Чулихин смеялся легкомысленно и, запрокидывая голову, ставил лицо как бы обособленной линией над землей, белой птицей, в оторопи неосознанного раздумья замершей на просторе лунного света.
ЧАСТЬ ВТОРАЯ
В купе они свалили свои скромные, намеренно тощие боками рюкзачки на верхней полке, и в том же купе с ними ехал толстый и одышливый человек по фамилии Обузов. Поезд затрясся, потянул, уныло вздыхая, разболтанные вагоны. Обузов был в помрачено черной майке и коротких пестрых штанишках, и все его жирное волосатое тело, как бы сложенное из огромных сосисок, нагло лезло в глаза паломникам. Он часто выбегал в коридор и о чем-то истерически переговаривался с женой, ехавшей в соседнем купе. Наконец он выложил на стол хлеб и колбасу и принялся подавляюще есть, чудом не захватывая в мощную пасть и все то, что в некотором роде составляло одну картину с имеющейся у него пищей. Купе наполнилось тяжким духом. Жену он уже пожрал, вот она и не пришла разделить с ним трапезу, сатирически соображал Лоскутников, косясь на мало приятного спутника. В плотно облегавшей телеса майке Обузов поворачивался, пошевеливал заплывшими жирком мышцами как в беспримерной тьме могилы, но благодаря штанишкам смотрелся довольно весело.
– Послушай, - сказал едоку Чулихин, - у нас есть своя пища, но ты так захватывающе питаешься, что мне захотелось твоей колбасы.
Обузов жестом скорого на решения или словно бы вообще не склонного к рассуждениям человека пододвинул еду к живописцу.
– Я тебя, кажется мне, знаю, - сказал тот, беря колбасу.
– И мне твое лицо сдается знакомым, - откликнулся Обузов.
– Куда ты направляешься?
– К святому источнику.
– Не странно ли, что мы направляемся туда же?

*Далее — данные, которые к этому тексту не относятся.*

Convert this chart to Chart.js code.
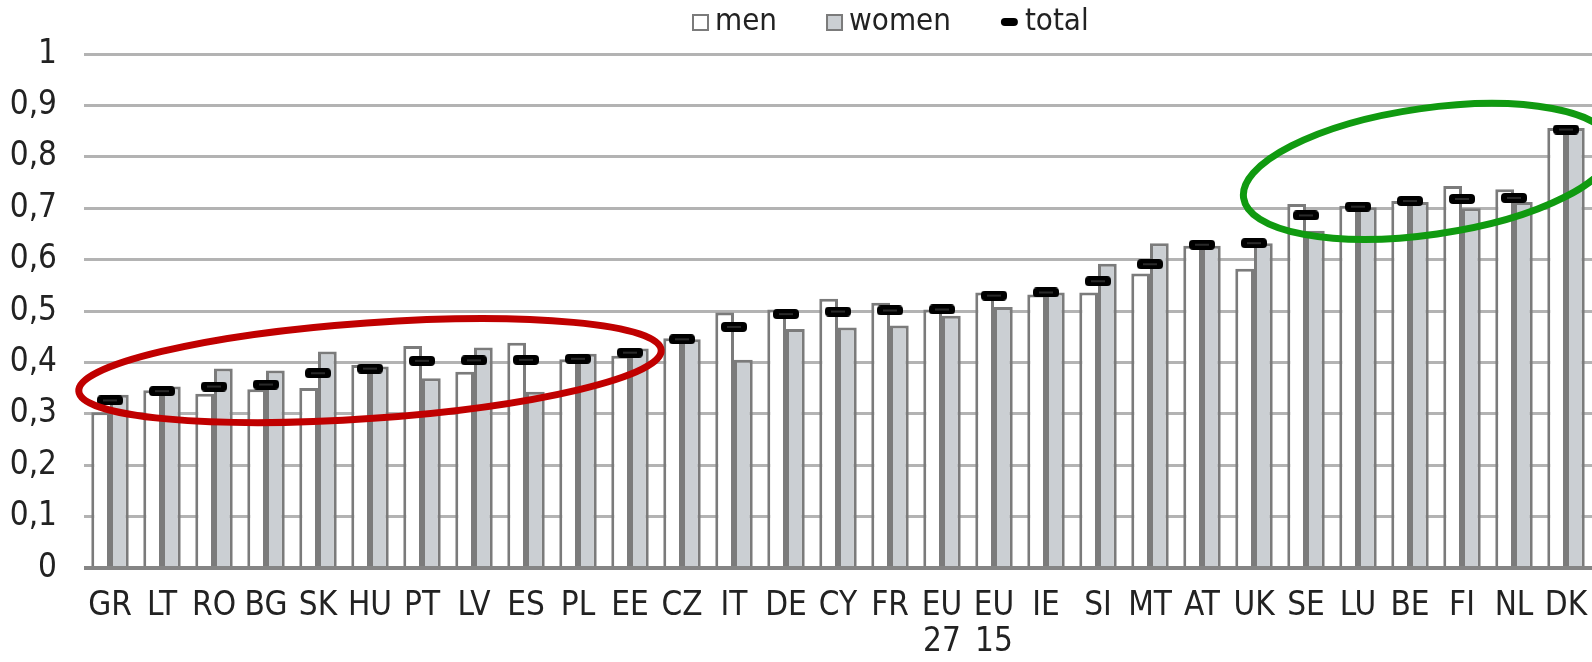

Обузов пожал плечами. Он не хотел размышлять о том, что во внешнем мире складывало действительные или мнимые странности, и думал только о себе как о составляющем нечто не подлежащее никакому сомнению.
– Странно еще, что ты едешь в дрянном поезде, а не на своем великолепном автомобиле, в сопровождении охранников. Ведь ты преуспевающий коммерсант, акула бизнеса.
Хрипотца и скрежет проникли в голос Обузова. Взмахнув руками, он выкрикнул с нотками истерики:
– Нашли у меня болезнь, смертельную болезнь, врачи говорят: Боже, Боже, дорогой наш, ведь вы умираете! Я, конечно, и не думаю сдаваться. Но тут... думай - не думай, а операция меня ждет опасная. Выживу ли?
Взмахами рук коммерсант, будто пустив в ход стенобитные машины, воображаемо разбивал и рассеивал химеры, в которые пытались погрузить его чрезмерно заботливые доктора.
– Да наплевать мне на все!
– кричал он.
– На весь мир! На всех вас! А жена где-то услышала про этот источник. Чушь все это, пыль, пудра на болоте. Люди умеют только припудривать гниль. Женщины - это бред. Жена это как мозоль больная. Женщины, они враги всего живого, - окончательно определил оратор.
– Убивают животных, чтобы носить шубки и сумочки. А в источник, мол, надо влезть - и все недомогания как рукой снимет. Может быть, кто знает. А если нет? Тогда моя Авдотья, моя благоверная, смастерит из моей кожи себе перчатки? Я об этих вещах, болезнях и исцелениях, никогда не задумывался. Но она говорит, моя толстуха: надо съездить. Я согласился, почему бы и нет? Почему же не прокатиться? Я думал, что буду ехать на машине и в глухих деревнях смеяться, давя куриц и бродячих собак, но она сказала, что надо мне немножко опроститься и к этому самому источнику проследовать с наименьшими удобствами. Я вынужден был уступить. Не бредни ли тут? Почему это святой окажется не так милостив ко мне, если я приеду к нему на машине? Но разве переспоришь суеверов? Жена выставила целую армию мракобесов, который в один голос стали уверять меня, что ехать надо на поезде. Тяжело иметь дело с невежественными, темными людьми. Изуверов много, я - один!